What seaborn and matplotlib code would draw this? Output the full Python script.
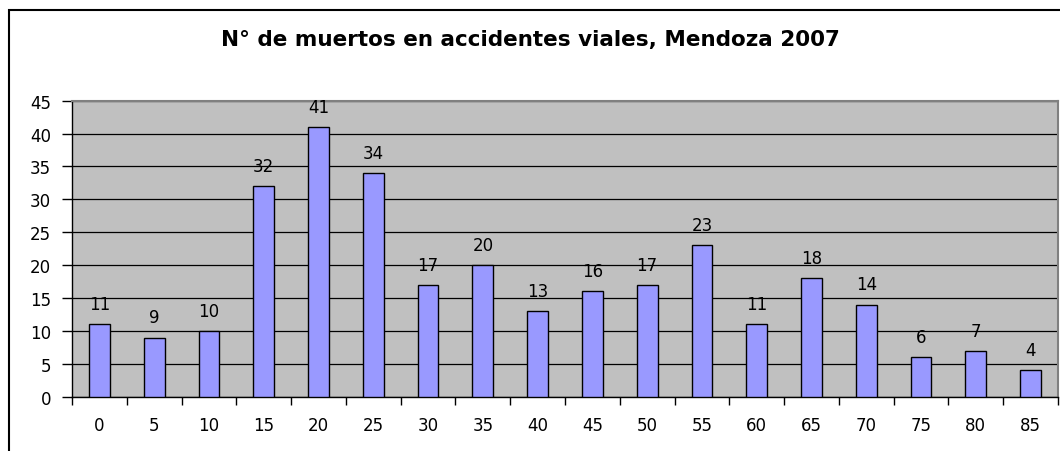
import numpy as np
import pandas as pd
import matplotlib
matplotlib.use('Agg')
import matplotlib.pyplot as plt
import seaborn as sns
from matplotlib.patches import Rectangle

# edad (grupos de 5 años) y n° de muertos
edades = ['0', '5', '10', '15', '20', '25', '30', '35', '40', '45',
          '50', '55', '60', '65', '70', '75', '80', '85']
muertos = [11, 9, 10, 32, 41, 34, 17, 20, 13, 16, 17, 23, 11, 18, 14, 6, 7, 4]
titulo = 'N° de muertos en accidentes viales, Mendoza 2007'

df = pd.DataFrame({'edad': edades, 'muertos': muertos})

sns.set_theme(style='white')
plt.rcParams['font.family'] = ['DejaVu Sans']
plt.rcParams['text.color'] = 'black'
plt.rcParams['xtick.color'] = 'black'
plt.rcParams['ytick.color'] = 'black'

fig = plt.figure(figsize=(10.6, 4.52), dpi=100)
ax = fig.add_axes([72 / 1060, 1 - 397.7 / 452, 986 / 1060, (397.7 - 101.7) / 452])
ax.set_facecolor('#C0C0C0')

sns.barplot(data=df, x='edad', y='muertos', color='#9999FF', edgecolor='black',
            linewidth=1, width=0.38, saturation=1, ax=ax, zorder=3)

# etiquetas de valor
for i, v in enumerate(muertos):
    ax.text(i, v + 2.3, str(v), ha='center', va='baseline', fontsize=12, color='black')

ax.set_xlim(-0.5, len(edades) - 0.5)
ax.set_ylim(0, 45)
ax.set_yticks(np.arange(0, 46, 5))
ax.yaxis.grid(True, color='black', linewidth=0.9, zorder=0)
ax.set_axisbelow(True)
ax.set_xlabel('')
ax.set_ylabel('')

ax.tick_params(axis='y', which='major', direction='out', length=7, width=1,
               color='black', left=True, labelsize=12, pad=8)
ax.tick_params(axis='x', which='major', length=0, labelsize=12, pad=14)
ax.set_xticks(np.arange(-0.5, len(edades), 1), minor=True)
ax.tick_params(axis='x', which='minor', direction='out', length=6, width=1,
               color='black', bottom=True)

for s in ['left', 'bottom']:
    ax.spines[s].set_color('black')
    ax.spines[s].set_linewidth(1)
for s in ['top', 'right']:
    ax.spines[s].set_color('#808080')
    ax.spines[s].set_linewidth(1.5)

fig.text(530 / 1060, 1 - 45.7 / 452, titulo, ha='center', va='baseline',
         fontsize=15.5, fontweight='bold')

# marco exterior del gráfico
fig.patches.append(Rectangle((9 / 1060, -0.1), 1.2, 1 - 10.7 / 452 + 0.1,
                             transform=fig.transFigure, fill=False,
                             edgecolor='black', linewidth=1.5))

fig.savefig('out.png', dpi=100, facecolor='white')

++++++++++

• [Job] Reproduce the material above exactly, first line through the line that contains "from matplotlib.patches import Rectangle", minus the pictures.

• [Task response]
What seaborn and matplotlib code would draw this? Output the full Python script.
import numpy as np
import pandas as pd
import matplotlib
matplotlib.use('Agg')
import matplotlib.pyplot as plt
import seaborn as sns
from matplotlib.patches import Rectangle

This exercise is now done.